When creating such an esoteric plotline, there’s a tricky balance between getting your themes across and not lecturing your audience. Unfortunately, I felt that Two fell off the latter side of that tightrope, especially when it came to Kit’s frustration with their mother. It often felt as if the script was insisting that we dislike the mother through prolonged rants from Kit, instead of letting the audience infer ways in which her microaggressions impacted her child. This didactic writing extended to other scenes that fell into a predictable pattern: someone makes an offensive comment, Kit calls them out, they double down, Kit gives them a scolding.

 

 

The staging also didn’t help with character connection because the space felt too wide. By using various side set pieces along with an expanding central frame, the actors felt so physically distant from the audience that it was hard to connect with their intimate scenes. The blocking often seemed stiff and aimless, with characters stuck standing around in scenes they didn’t fully belong in and a lack of opportunities for the actors to make eye contact with each other. A more closed-off stage and further opportunities to sit in moments of silence would have made it easier to connect with characters who are, on paper, fascinating.

Two still has moments where it lives up to the premise’s promise, especially after Kit’s child is born. The scene where Kit gives birth was a visceral showcase of Macalister’s acting, using a luminous ball as a stand-in for the baby was a beautiful symbolic choice, and there was a greater sense of emotional weight as certain character arcs wrapped up. The play’s penultimate scene with Kit and their mother was one of the only times when the mother felt fully sympathetic. It truly seemed that she didn’t fully understand the weight of her actions and that she had the potential to do better. It also brought home a more complex message about ‘cutting off’ loved ones: it isn’t easy on anyone and it’s never anybody’s first choice, but it can still promote the possibility of change.

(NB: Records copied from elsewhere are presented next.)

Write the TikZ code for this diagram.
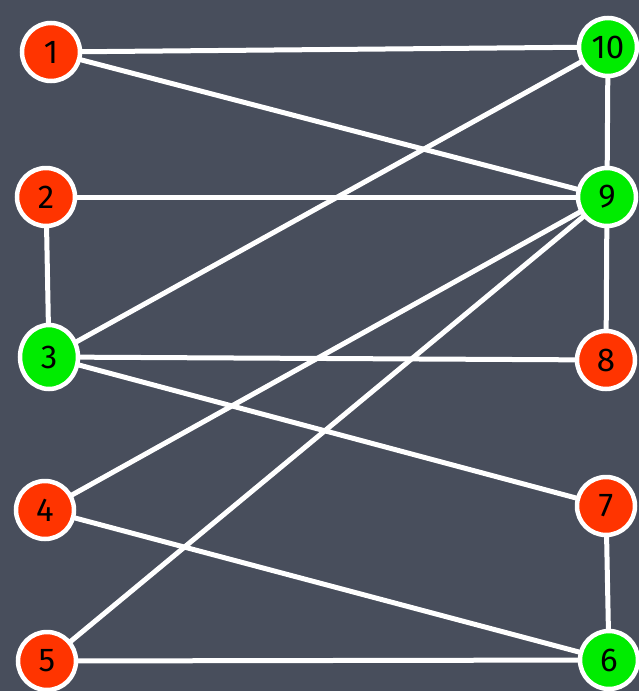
\documentclass[tikz,border=0pt]{standalone}
\usepackage{fontspec}
\setmainfont{Fira Sans}
\usetikzlibrary{shapes.geometric}
\definecolor{bg}{RGB}{72,78,92}
\definecolor{nred}{RGB}{255,52,0}
\definecolor{ngreen}{RGB}{0,236,0}
\begin{document}
\begin{tikzpicture}[x=1pt,y=-1pt,
  vert/.style={circle,draw=white,line width=4.5pt,minimum size=58pt,inner sep=0pt,font=\fontsize{33}{33}\selectfont},
  rv/.style={vert,fill=nred},
  gv/.style={vert,fill=ngreen},
  edge/.style={draw=white,line width=5pt}]
\fill[bg] (0,0) rectangle (639,691);
\useasboundingbox (0,0) rectangle (639,691);
\coordinate (c1) at (51,52);
\coordinate (c2) at (46,197);
\coordinate (c3) at (49,357);
\coordinate (c4) at (45,510);
\coordinate (c5) at (47,661);
\coordinate (c10) at (608,47);
\coordinate (c9) at (607,197);
\coordinate (c8) at (606,360);
\coordinate (c7) at (606,506);
\coordinate (c6) at (609,660);
\foreach \a/\b in {1/10,1/9,2/9,2/3,3/10,3/8,3/7,4/9,4/6,5/9,5/6,10/9,9/8,7/6}
  \draw[edge] (c\a) -- (c\b);
\node[rv] (n1) at (c1) {1};
\node[rv] (n2) at (c2) {2};
\node[gv,ellipse,minimum height=64pt,minimum width=58pt] (n3) at (c3) {3};
\node[rv] (n4) at (c4) {4};
\node[rv] (n5) at (c5) {5};
\node[gv] (n10) at (c10) {10};
\node[gv] (n9) at (c9) {9};
\node[rv] (n8) at (c8) {8};
\node[rv] (n7) at (c7) {7};
\node[gv] (n6) at (c6) {6};
\end{tikzpicture}
\end{document}
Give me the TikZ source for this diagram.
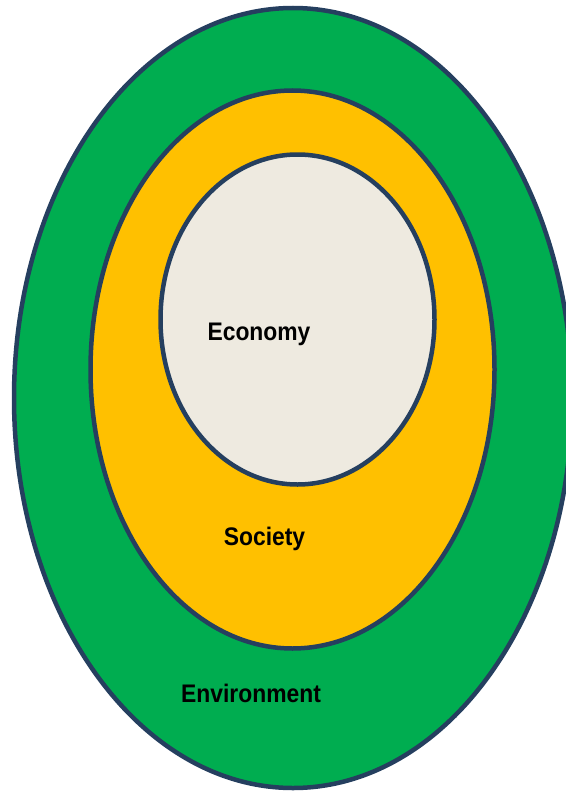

Two is a play with many interesting things to say that needs further confidence in saying them. The writing comes across as lecturing at points, which could be mitigated by further drafting and less nervousness in the performances. I also think a smaller, more intimate venue would benefit the cast and audience. I would be interested in seeing a future production, and if the premise of the show resonates with you then you may enjoy it in its current form, but it could reach many more people with further polish.